Выбрать главу

В то время, когда я навестил Тульскую губернию, большинство нашей родни уже покинуло духовное звание и разбилось по разным другим профессиям, но оставалось между собой в крепкой связи. В село Ильинское на приходский праздник Ильи Пророка, 20 июля, ежегодно съезжалось много родных разных фамилий и званий: духовенство, врачи, учителя и т. д., чтобы вместе попраздновать и поклониться могилам предков. Я был на одном из этих праздников, где тогда съехалось человек пятьдесят. Очень любопытное зрелище представлял этот съезд, о котором я как-нибудь дальше расскажу подробно.

Вот в такой-то атмосфере родился и воспитался мой покойный отец. Попавши на Кавказ, он уже ни разу не мог вырваться на родину, но помнил и любил ее, поддерживал переписку с братом Дмитрием и регулярно помогал своей матери деньгами. О временах детства у него сохранились самые светлые воспоминания, и родное Ильинское стояло перед его воображением как потерянный рай. Он любил рассказывать нам, детям, о родовом гнезде и рисовал на бумаге план «бабушкина домика», который я увидел в натуре через тридцать лет.

Они жили в этом домике небогато, но и без нужды. Мой дед, Александр Родионович, и бабушка, Марья Алексеевна, были люди добрые, патриархальных нравов, трудящиеся.
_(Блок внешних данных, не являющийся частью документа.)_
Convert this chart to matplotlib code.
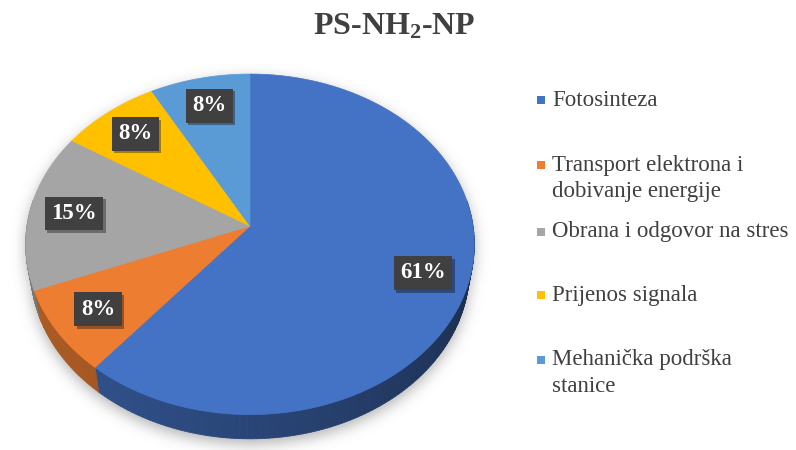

В семье долго жила и вдова отца Родиона, моя прабабка, достигшая чуть не столетнего возраста. Это было существо кроткое и ласковое, любимица внучат, и трудилась по хозяйству, можно сказать, до последнего вздоха. Она так и умерла на своем хозяйственном посту. Нужно было что-то пересмотреть в сундуке, она наклонилась над ним да так и не встала: скончалась, погасла как искорка.

Детям жилось в Ильинском привольно. Собственно села, в смысле одного большого поселка, там нет, и общий план его довольно своеобразен. Центр Ильинского составляет погост, стоящий совершенно одиноко. На погосте — церковь Ильи Пророка, кладбище и дома причта, а теперь еще школа с помещением для учительницы. Около церкви сосновая роща — большая редкость для Тульской губернии; и сосны старые, высокие, строевые. Я видел эту рощу уже после того, как она была испорчена вырубкой нескольких сотен стволов для построек, и то она была чудно красива. Дальше вокруг погоста тянутся обширные поля причта, так как ильинской церкви принадлежит что-то около трехсот десятин: щедрый дар прежних помещиков. Никакого жилья глаз не схватывает с погоста. Однако оно есть. Вокруг церковных земель по периферии расположено девять деревень, а по другую сторону, с четверть версты от церкви, — помещичья усадьба, скрытая в деревьях. Все это вместе и составляет то, что называется селом Ильинским.

Дворы духовенства тянутся вдоль крутого, заросшего деревьями и кустарником склона, спускающегося к узкой речушке. Тут находятся и фруктовые садики, и огороды причта. А речка ниже по течению расширяется и образует озерки и запруды, богатые рыбой. За речкой, по дороге в Тулу, порядочные рощи и лески. В старину, при отце, тут тянулись большие леса. В общем, есть где детям разгуляться на разнообразном просторе.

Эти леса памятны были отцу по веселым каникулярным возвращениям домой из Тульской семинарии. Семинаристы шли по домам пешком совершенно так, как описано у Гоголя. Из города выступали большой толпой, которая постепенно редела, по мере того как мелкие группы сворачивали на проселки к родным приходам. По дороге веселая молодежь собирала ягоды, грибы, варила себе пищу, отдыхала, играла, дурачилась. Приходилось переживать и тревожные минуты, потому что в лесу водилось тогда много волков.

По давешнему порядку, отец был рано отдан в Тульскую семинарию, где скоро выдвинулся своими успехами. Обстановка семинарского быта была бедна, но учили тогда, пожалуй, искуснее, чем впоследствии, при всяких усовершенствованиях. Отец, например, кончая семинарию, говорил и писал по-латыни так же свободно, как по-русски. К концу курса он стал звездой семинарии. Начальство хотело отправить его в Духовную академию. Ему пророчили блестящую карьеру по духовному ведомству. Сам архиерей непременно требовал отправки его в Духовную академию, понятно, на казенный счет. Перед отцом раскрывались торные дороги, но он не захотел идти но духовному ведомству. Почему — не знаю. Всю жизнь он оставался верующим и благочестивым человеком, но по духовной части не пошел, не останавливаясь ни перед ссорой с епархиальными властями, ни перед тем, что не имел никаких средств. От отца он не мог получить никакого пособия, а жизнь и учение в Москве требовали денег. Но он непременно хотел быть врачом и поступил в Московскую медико-хирургическую академию.